If we act a functional derivative $$\frac{\delta}{\delta J(z)}$$On the expression$$\int\int d^4x d^4y \space J(x)\Delta(x-y)J(y)$$ where $$\Delta(x-y)$$ is Feynman propagator. What one should get is $$2\int d^4y\Delta(z-y)J(y).$$

But what I get is $$\int d^4xd^4y\space\delta(x-z)\Delta(x-y)J(y)+ \int d^4xd^4yJ(x)\Delta(x-y)\delta(y-z).$$ After calculating delta function and change of variable, this is equivalent as: $$\int d^4y\Delta(z-y)J(y)+\int d^4y\Delta(y-z)J(y).$$

Is Feynman propagator "even"? How do i get the correct result?

If it's even, how do we prove it?

In the second equation you quote, only the symmetric $$x\leftrightarrow y$$ part contributes, so you may as well assume that $$\Delta(x-y)=\Delta(y-x)$$.
In other words $$\Delta(x-y) =\frac 12 (\Delta(x-y)+\Delta(y-x))+ \frac 1 2(\Delta(x-y)-\Delta(y-x))$$ and $$\frac 12 \int d^nx d^ny J(x) \{\Delta(x-y)-\Delta(y-x)\}J(y)=0.$$
• Im not saying that $\Delta(x-y)= \Delta(y-x)$. What I am saying is that only the symmetric part contributes.
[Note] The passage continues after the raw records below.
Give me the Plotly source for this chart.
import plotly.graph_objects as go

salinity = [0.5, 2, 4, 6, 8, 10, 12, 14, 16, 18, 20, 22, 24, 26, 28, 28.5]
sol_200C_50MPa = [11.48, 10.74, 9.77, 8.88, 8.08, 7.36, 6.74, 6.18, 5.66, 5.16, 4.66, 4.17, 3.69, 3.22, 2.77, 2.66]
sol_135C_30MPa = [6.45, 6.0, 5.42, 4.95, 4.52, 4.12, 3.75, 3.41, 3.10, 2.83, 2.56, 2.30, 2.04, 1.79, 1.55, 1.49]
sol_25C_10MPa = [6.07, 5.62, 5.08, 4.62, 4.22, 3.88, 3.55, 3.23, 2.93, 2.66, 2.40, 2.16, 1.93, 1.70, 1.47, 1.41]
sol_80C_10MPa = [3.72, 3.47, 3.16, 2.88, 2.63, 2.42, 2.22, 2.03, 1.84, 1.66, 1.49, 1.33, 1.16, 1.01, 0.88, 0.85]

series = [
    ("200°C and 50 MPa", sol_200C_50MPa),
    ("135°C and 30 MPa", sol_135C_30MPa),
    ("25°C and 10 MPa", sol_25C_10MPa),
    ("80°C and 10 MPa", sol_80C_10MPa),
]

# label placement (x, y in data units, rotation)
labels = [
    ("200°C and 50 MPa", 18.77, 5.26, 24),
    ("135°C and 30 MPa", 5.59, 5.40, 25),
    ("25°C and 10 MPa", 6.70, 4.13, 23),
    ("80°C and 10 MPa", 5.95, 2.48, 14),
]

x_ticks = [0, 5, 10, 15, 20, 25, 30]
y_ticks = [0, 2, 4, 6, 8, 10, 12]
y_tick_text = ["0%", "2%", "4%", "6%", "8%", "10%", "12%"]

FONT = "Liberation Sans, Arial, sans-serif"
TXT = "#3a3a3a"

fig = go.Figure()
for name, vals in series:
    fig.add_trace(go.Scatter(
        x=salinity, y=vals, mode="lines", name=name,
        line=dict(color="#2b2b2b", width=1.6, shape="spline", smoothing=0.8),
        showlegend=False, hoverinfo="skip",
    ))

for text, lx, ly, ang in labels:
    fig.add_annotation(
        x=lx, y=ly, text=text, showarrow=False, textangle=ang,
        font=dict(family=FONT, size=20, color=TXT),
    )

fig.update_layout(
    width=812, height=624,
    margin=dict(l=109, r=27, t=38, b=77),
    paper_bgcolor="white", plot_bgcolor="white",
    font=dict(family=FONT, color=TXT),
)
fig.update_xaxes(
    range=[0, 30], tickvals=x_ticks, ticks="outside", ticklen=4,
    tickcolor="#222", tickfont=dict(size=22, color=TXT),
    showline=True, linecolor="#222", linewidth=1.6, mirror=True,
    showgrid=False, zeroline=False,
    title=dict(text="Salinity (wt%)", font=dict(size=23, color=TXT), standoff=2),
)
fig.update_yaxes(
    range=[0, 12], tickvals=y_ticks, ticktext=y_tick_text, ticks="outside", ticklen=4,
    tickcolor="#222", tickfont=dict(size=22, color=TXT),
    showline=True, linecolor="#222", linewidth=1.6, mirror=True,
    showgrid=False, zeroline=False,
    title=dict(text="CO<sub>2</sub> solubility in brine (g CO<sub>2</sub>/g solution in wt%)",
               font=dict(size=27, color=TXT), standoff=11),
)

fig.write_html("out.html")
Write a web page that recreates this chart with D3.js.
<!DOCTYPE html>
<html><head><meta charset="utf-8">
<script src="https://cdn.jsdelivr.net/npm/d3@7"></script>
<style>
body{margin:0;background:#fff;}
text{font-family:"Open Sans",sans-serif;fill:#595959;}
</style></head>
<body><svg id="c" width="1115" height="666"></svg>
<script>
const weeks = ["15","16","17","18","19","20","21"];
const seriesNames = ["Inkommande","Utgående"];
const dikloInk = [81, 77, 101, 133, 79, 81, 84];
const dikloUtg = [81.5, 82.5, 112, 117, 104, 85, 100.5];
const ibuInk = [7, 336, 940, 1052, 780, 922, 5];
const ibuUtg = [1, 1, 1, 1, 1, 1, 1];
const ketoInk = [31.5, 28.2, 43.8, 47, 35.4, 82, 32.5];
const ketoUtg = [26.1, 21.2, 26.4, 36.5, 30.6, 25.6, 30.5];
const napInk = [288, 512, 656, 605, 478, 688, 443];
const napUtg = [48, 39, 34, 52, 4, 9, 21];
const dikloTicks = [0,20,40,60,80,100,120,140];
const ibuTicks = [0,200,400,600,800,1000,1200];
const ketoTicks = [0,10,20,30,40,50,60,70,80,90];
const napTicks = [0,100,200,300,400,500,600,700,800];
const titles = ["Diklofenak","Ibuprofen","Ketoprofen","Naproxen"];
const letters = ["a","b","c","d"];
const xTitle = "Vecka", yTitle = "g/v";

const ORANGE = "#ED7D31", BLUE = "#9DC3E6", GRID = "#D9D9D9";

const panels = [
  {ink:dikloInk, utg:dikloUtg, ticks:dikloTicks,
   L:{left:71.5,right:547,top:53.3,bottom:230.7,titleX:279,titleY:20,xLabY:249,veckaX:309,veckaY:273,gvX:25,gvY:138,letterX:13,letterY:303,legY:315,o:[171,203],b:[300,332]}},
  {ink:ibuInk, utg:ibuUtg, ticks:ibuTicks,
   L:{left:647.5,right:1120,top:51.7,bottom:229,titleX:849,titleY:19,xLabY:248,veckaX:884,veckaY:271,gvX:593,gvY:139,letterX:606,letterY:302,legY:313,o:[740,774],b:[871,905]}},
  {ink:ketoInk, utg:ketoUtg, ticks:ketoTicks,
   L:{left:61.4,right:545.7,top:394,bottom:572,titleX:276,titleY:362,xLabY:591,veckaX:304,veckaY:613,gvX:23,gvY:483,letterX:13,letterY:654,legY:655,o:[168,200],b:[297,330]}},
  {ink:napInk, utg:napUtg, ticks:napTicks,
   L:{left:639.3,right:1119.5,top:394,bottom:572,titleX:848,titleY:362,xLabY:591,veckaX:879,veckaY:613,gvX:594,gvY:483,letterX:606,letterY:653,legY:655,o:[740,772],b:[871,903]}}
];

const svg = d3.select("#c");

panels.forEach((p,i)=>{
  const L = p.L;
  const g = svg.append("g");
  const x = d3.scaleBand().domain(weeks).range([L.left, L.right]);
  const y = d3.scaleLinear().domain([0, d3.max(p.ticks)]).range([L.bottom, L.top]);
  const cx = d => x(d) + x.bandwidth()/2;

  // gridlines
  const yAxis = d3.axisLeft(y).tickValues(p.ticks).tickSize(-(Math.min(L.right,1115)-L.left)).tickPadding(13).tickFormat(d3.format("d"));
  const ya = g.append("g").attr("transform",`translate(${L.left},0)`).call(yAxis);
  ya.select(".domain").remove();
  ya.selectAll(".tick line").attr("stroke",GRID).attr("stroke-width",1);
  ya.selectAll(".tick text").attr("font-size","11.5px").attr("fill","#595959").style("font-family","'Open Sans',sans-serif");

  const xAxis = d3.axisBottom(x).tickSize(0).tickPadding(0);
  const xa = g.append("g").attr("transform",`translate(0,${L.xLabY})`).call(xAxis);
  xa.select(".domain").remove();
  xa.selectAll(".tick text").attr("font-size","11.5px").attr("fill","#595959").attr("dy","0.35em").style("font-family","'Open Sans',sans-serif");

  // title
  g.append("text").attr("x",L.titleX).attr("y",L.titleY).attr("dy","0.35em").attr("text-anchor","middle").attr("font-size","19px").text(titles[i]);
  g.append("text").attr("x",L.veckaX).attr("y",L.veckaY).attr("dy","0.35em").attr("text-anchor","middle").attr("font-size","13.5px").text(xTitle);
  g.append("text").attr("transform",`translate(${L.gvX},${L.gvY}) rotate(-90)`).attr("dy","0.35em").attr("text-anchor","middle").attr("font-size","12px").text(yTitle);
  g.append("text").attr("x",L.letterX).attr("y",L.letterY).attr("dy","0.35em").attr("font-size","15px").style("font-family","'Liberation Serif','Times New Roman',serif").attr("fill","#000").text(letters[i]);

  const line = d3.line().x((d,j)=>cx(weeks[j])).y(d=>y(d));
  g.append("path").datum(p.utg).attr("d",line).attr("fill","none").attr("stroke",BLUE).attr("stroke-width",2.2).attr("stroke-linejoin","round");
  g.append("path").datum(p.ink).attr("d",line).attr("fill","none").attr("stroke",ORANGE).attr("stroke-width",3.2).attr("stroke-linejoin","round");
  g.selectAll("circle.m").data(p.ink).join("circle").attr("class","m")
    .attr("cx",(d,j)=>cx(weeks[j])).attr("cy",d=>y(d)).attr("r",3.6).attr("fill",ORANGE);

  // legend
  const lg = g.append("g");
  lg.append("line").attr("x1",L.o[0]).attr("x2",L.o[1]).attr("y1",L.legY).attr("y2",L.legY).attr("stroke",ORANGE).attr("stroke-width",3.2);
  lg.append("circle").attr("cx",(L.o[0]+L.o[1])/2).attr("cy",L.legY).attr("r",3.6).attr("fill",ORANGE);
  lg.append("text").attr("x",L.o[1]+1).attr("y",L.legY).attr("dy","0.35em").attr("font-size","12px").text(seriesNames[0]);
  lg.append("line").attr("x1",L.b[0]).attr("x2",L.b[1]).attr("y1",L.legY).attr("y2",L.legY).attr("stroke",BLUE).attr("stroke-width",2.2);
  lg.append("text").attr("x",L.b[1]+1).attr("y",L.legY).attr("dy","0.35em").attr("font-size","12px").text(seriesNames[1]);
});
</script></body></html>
I will edit my answer say this more clearly. – mike stone Feb 15 at 0:26
The Feynman propagator of a scalar particle is even. Proof: $$\Delta(x-y) = \int \frac{d^dp}{(2\pi)^d} \frac{e^{-i(x-y)\cdot p}}{p^2-m^2+i \varepsilon}\,.$$ Changing variable to $$p^\mu = - q^\mu$$ (the Jacobian is $$1$$) is equivalent to send $$x-y \to y-x$$ .